What’s Your Major? by Colleen DeFruscio
“What’s your major?” “CAS”
(blank stare)
“You know, Communications Arts & Sciences.”
(blank stare).
Few people know about the great major of Communications Arts and Sciences and what it means to be a CAS major or minor. In fact, many CAS majors and minors don’t even know what it means. It’s not like “Education” or “Mechanical Engineering” where there is a clear or semi-specific career path; but that’s the beauty of CAS. The Communications Arts and Sciences department at Penn State is substantial in size and offers various pathways for this field of study, including communication and technology, legal studies, rhetoric, organizational CAS, interpersonal CAS, presentation skills, intercultural CAS, political studies and health CAS. Basically, you can take CAS wherever you want to go. Communication is a key component in every aspect of society and human interaction happens everywhere. No matter what field you enter or what career path you take after college, a degree in Communications Arts and Sciences will benefit you.
Not only is the umbrella of Communications Arts and Sciences so broad and so full of opportunities, but each pathway within CAS also contains countless opportunities for combining a CAS concentration with other interests or fields of study. This article will take a look at two pathways in particular, interpersonal CAS and rhetorical CAS.
Keli Steuber, a graduate student, teaching assistant and instructor in the CAS department, took the interpersonal or social science research pathway with her major and plans to stay on the academic track with her career. “(The interpersonal pathway in) Communications Arts and Sciences is such a big field. I don’t think you really figure out where you want to go with it until you get into it, and even then you’re interests change as you learn more and more.” Keli points out that there are opportunities utilizing this type of CAS pathway in the medical field, the business world, advertising and marketing, psychology, education, etc. You can be a social science researcher for a hospital or ask people how they liked a certain commercial; you can study the effects of divorce on children or find out the best teaching methods through research. These are just simple examples.

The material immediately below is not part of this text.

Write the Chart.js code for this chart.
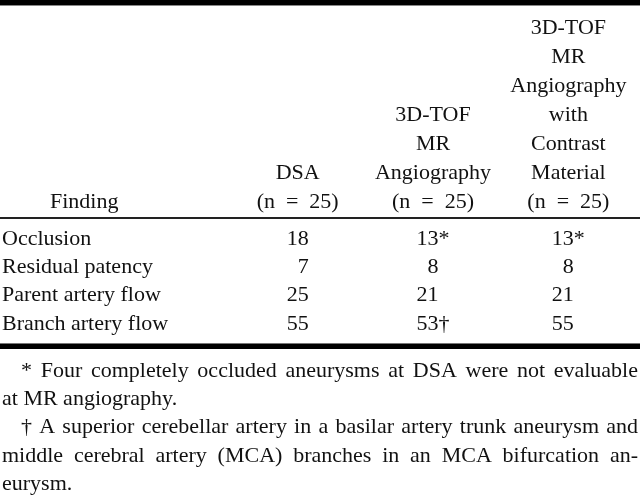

Keli is interested in researching human relationships and plans to stay on the academic track. “When I started out, I was interested in working with people, and over time specifically became interested in studying romantic relationships and relationship issues. Then I was drawn to conflict areas and transition points in marriages. Things like children, infertility, retirement, empty-nest syndrome and how they affect marriage.” She loves doing research because it gives her an opportunity to sit down and talk with people and learn hands-on about human interactions and relationships.
She encourages students considering this path to, “Focus on something that you love. Researching is your job, and if you are researching something you’re interested in, you’ll like what you do.”
Sara A. Mehltretter (Sam) is a doctoral student, teaching assistant and instructor in the CAS department who took the rhetoric and humanities path with her CAS education. “I started out as a political science major (as an undergrad) and then I took a CAS rhetorical theory class and just loved it. It was everything I loved about political science but incorporated more of the public sphere, looking at the communication aspect (of political science).”
In rhetorical communication, a humanities field, there is a lot of research involved. It’s not just in the social sciences or interpersonal studies that you can research communication methods. Sam’s main interest is researching the rhetoric of war and peace, and her doctorate is focused on American national security. She points out that studying rhetoric is not just looking at ancient Greek and Roman ideas, but is a contemporary field as well.